> Direction:
Extract and list every line that contains the word "chart".

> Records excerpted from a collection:
====

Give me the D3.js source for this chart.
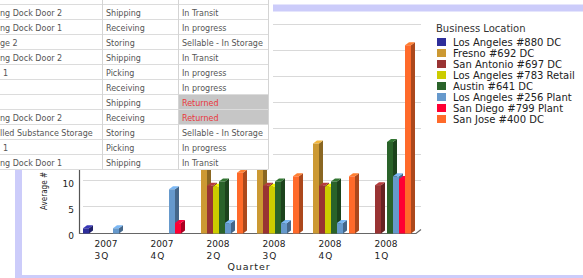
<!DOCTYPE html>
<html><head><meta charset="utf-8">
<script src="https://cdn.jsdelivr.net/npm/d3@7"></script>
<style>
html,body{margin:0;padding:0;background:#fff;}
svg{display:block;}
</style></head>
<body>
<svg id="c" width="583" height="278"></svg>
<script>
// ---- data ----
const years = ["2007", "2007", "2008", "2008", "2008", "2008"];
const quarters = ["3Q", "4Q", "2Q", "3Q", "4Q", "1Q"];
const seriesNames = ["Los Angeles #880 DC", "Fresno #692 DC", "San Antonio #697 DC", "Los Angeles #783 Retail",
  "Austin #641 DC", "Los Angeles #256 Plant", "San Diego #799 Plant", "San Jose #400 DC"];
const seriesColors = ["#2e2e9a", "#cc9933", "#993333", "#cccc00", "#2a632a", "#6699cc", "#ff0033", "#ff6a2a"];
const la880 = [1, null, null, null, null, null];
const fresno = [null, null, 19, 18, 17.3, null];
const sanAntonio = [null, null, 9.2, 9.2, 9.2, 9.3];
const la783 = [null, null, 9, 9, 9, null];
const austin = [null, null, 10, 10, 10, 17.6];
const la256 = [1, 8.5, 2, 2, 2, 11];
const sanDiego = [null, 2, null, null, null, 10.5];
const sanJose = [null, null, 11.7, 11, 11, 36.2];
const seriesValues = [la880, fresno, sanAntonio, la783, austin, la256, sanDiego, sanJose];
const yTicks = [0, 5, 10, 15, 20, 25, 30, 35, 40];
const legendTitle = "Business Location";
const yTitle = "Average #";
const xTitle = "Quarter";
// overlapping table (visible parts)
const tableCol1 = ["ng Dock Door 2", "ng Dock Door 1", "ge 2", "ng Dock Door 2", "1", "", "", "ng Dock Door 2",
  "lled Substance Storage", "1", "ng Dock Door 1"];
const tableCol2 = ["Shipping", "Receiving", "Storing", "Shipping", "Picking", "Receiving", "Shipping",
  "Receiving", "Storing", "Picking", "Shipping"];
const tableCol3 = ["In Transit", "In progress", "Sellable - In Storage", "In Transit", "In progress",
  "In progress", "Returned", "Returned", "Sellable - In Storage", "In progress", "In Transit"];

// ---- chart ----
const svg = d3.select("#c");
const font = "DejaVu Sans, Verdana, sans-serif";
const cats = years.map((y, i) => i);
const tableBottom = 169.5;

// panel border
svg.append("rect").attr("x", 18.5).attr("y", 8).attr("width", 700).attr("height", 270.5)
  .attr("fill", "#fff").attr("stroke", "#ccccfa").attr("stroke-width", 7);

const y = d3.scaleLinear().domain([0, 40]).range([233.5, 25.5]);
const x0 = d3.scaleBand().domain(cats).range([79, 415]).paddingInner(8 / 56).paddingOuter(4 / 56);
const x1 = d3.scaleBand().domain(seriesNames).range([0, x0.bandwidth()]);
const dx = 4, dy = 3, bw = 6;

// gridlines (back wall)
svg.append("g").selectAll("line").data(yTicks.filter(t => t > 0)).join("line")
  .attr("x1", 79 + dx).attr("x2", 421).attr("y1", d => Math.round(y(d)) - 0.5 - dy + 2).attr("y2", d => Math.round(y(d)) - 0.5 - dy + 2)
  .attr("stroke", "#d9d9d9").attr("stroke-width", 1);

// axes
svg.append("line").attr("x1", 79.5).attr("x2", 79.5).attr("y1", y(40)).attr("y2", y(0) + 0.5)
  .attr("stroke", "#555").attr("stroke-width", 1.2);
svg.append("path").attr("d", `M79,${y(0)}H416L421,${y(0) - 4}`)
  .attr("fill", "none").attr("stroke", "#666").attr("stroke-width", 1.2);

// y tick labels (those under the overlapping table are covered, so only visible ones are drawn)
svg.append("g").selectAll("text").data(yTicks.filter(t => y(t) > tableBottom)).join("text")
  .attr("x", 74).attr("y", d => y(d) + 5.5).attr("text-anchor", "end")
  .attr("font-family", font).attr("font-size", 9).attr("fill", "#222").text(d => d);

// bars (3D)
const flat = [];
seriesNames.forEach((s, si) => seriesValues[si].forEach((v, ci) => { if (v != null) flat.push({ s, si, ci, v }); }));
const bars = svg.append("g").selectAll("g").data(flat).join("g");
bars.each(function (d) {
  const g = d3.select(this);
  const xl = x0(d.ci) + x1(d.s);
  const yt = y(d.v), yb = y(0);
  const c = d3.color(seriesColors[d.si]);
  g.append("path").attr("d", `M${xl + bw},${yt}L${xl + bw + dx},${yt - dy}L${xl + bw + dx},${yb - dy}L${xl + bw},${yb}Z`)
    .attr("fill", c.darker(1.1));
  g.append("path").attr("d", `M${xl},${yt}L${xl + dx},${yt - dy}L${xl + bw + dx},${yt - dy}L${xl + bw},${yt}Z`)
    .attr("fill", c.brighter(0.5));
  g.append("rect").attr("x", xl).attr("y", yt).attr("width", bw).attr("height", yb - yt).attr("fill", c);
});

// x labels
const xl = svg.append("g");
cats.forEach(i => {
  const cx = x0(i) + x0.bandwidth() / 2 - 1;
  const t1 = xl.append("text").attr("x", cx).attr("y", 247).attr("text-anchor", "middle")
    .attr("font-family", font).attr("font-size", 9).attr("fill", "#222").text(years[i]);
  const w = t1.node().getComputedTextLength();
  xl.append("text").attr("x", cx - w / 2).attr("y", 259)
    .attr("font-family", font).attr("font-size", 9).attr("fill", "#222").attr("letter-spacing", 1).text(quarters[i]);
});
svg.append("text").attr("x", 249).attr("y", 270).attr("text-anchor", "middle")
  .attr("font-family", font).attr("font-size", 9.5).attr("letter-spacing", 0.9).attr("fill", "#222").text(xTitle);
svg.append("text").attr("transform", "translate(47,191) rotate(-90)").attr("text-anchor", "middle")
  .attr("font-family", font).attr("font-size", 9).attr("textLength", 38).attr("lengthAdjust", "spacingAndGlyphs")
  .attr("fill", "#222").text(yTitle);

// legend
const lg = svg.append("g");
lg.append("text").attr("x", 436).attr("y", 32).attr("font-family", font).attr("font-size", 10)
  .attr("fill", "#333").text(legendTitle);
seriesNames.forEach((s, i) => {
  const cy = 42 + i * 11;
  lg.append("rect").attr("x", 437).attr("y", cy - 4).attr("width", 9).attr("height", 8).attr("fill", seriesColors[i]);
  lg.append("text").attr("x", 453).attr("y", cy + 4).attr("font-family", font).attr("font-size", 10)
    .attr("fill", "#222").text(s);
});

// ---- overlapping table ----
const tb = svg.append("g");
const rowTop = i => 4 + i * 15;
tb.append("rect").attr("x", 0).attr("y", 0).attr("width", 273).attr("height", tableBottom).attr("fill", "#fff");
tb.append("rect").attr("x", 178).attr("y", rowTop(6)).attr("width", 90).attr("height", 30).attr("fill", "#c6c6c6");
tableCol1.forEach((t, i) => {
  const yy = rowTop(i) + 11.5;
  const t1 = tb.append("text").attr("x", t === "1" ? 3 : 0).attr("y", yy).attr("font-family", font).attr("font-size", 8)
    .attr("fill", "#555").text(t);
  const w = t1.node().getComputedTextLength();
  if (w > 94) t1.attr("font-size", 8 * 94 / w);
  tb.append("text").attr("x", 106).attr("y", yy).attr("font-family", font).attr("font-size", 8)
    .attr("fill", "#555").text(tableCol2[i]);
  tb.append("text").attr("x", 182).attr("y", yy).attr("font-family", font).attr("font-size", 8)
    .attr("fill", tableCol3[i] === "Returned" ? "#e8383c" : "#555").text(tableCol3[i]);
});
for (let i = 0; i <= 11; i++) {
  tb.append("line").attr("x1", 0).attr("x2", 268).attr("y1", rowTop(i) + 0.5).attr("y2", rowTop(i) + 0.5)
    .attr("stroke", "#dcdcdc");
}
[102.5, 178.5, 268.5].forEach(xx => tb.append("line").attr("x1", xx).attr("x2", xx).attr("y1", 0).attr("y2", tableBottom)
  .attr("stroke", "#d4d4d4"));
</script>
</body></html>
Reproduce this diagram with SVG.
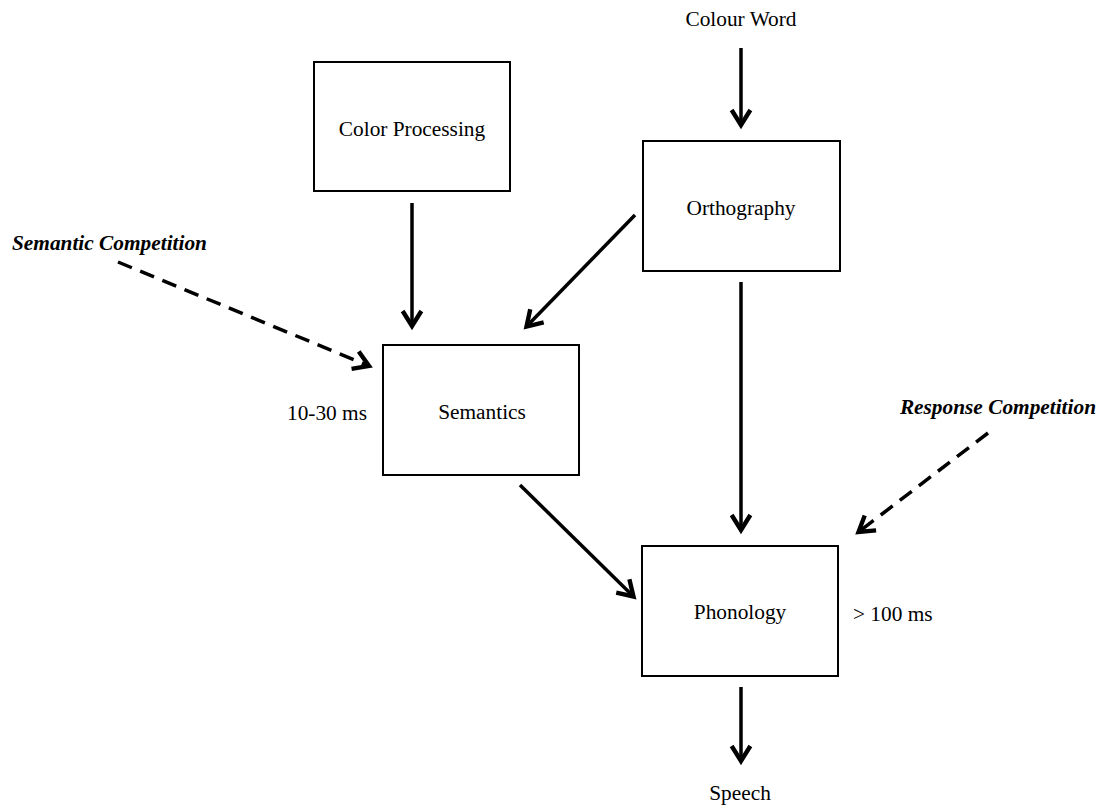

====

> Result of the task:
Give me the D3.js source for this chart.
// ---- chart ----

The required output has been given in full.